Date & Time: Saturday March 7th at 2.00pm
Details: Henri-Georges Clouzet / France / 1960 / 127 mins
Starring: Brigitte Bardot, Charles Vanel, Sami Frey, Marie-Jose Nat
Remembering Brigitte Bardot
Brigitte Bardot, actor, singer, animal rights campaigner and French icon died in Saint-Tropez in December 2025, aged 91. She achieved international fame in 1956 with the Roger Vadim directed Et Dieu créa la Femme / And God Created Woman and went on to appear in some 50 more films before giving up acting to devote herself to defending animal rights. Despite various controversies, Bardot attained the status of a French national monument, posing for the statue of Marianne, the symbol of the Republic, in 1969.
“Her films, her voice, her dazzling fame, her initials, her sorrows, her generous passion for animals, her face that became Marianne: Brigitte Bardot embodied a life of freedom.” French president, Emmanuel Macron
Ms.

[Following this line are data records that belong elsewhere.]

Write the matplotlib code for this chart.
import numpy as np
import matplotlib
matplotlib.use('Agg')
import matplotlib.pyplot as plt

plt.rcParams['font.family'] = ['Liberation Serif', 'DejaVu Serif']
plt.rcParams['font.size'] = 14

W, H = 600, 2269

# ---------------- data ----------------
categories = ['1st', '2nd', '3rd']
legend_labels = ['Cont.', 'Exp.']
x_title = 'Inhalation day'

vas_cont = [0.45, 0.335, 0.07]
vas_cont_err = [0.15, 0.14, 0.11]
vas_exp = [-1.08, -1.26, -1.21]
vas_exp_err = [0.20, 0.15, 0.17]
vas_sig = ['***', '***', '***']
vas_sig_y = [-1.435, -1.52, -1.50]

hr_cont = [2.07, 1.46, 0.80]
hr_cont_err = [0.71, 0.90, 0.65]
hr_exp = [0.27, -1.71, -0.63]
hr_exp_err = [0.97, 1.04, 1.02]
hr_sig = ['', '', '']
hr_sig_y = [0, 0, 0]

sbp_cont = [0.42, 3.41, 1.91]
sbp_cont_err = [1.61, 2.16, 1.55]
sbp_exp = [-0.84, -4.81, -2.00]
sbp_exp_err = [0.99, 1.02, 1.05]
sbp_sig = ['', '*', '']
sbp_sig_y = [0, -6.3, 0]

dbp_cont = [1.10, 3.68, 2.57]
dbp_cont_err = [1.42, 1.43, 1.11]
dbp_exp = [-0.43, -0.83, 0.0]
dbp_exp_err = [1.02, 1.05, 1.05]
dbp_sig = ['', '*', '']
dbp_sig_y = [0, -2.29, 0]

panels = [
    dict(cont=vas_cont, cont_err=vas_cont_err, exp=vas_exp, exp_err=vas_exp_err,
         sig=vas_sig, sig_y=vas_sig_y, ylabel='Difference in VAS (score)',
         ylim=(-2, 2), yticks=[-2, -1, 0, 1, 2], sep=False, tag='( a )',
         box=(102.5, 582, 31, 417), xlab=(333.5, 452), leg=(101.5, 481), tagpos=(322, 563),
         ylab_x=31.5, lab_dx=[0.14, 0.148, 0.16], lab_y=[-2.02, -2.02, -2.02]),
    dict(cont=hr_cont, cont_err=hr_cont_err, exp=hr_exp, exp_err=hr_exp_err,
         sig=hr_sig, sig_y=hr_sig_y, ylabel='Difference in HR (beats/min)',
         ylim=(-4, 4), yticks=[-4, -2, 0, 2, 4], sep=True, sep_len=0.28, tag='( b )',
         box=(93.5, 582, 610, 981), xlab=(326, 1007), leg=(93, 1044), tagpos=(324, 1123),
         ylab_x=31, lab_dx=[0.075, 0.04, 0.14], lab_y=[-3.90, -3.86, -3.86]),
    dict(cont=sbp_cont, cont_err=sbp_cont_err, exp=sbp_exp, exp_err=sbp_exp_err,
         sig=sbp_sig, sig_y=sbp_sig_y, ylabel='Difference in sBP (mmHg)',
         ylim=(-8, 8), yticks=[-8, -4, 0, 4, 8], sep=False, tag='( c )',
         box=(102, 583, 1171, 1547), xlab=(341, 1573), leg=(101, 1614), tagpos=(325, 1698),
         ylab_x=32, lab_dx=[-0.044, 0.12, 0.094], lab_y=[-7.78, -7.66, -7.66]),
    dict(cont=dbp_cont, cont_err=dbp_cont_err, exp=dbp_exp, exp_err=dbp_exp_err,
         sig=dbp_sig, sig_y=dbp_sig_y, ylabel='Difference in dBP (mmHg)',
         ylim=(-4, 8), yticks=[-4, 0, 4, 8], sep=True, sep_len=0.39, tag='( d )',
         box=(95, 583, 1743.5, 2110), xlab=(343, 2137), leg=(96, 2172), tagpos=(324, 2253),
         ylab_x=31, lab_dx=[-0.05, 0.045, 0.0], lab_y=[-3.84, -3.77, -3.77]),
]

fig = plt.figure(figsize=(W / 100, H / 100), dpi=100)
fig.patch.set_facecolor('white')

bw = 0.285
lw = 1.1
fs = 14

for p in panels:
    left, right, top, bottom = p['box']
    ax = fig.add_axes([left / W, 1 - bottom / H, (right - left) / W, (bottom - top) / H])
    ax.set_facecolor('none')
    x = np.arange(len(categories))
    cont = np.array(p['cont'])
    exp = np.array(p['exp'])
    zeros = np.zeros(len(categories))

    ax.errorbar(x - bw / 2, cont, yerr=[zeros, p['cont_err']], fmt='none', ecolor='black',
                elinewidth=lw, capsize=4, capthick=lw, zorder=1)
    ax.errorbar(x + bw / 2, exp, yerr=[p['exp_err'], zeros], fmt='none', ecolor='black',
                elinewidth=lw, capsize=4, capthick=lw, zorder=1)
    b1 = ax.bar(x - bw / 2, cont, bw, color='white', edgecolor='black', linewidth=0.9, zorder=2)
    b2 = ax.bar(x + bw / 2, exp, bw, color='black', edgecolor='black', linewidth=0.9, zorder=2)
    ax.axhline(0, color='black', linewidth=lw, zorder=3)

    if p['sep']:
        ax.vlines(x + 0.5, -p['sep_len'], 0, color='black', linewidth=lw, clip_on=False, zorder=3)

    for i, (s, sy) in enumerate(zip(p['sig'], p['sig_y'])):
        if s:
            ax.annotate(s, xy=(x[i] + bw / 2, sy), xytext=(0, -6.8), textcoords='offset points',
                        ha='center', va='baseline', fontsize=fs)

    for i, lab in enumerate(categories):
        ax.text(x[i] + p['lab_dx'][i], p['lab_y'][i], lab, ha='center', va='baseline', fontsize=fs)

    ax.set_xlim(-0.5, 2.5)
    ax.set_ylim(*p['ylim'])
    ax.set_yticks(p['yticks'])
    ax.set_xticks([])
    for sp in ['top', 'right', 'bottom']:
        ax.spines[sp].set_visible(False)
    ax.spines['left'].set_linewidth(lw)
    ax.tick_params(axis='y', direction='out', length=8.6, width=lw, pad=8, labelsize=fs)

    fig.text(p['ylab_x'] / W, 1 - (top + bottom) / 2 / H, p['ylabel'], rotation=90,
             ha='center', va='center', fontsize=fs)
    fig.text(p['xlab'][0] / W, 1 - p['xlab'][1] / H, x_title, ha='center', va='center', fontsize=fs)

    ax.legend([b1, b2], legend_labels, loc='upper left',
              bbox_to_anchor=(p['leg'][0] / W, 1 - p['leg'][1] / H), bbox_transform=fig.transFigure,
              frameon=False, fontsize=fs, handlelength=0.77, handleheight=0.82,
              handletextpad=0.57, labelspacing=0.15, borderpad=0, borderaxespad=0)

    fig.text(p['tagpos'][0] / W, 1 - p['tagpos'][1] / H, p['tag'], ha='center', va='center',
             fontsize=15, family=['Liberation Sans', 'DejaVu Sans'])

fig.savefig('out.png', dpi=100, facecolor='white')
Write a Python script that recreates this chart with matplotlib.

Bardot told a French newspaper that she considered La Vérité, Henri-Georges Clouzot’s Oscar-nominated 1960 crime drama, the only good film she ever made.
Beautiful, troubled Dominique Marceau (Brigitte Bardot) came to bohemian Paris to escape the suffocation of provincial life, only to wind up in a courtroom, accused of a terrible crime: the murder of her lover (Sami Frey). As the trial commences and the lawyers begin tangling over Dominique’s fate, Henri-Georges Clouzot’s Oscar-nominated La Vérité delves into her past, reconstructing her struggle to find a foothold in the city. What emerges is a nuanced portrait of an impulsive young woman misunderstood and mistreated by those around her, and of her ultimately tragic affair with an up-and-coming conductor. With an astonishing performance by Bardot, Clouzot’s affecting and intricately constructed film—a huge late-career success for the French master—renders a harsh verdict against a hypocritical and moralistic society.